Ce premier ballon lancé en matinée a parcouru environ 40 kilomètres à l’est du mont Saint-Hilaire, explosant probablement dans la région de Yamaska, souligne Margaux Girouard. «Si les conditions avaient été plus venteuses, notre ballon aurait pu parcourir jusqu’à 250 kilomètres», précise-t-elle.

Instruments de mesure

Julie Thériault prend le relais et présente chacun des instruments de mesure installés sur le terrain pour l’occasion. Thermomètre, anémomètre (qui mesure la vitesse du vent), radiomètre (qui mesure le rayonnement solaire ou le rayonnement infrarouge de la Terre), disdromètre (qui mesure la taille des précipitations), radar météorologique, tous ces instruments sont indispensables aux recherches de son équipe. On en retrouve d’ailleurs quelques-uns à la station météo située sur le toit du pavillon Président-Kennedy.

Julie Thériault présente chacun des instruments de mesure installés sur le terrain pour l’occasion. Photo: Ève Bigras

«Peut-on installer ces instruments loin des villes et recueillir les données à distance?», demandent les élèves. «Oui, nous le faisons, par exemple, en Arctique, illustre Julie Thériault.
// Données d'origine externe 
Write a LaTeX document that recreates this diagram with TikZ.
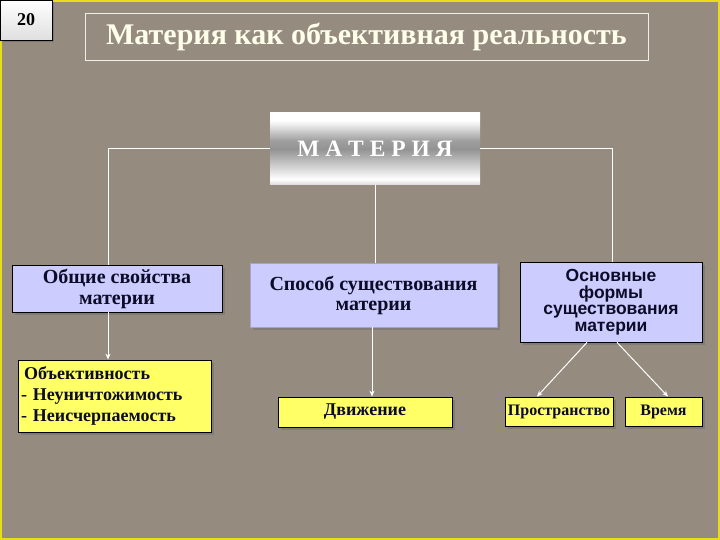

Mais il faut se déplacer si l’instrument ne communique plus avec nos ordinateurs!»

La professeure précise qu’elle participe à plusieurs projets de recherche lancés pour récolter des données en Arctique, dans le sud du Québec, au Nouveau-Brunswick et en Colombie-Britannique. «On peut consulter nos données en direct sur le site web de notre groupe de recherche», conclut la professeure à l’intention des élèves, parmi lesquels elle espère qu’on retrouvera peut-être un jour de futures et futurs météorologues au bac en sciences de la Terre et de l’atmosphère ou au certificat en sciences de l’atmosphère.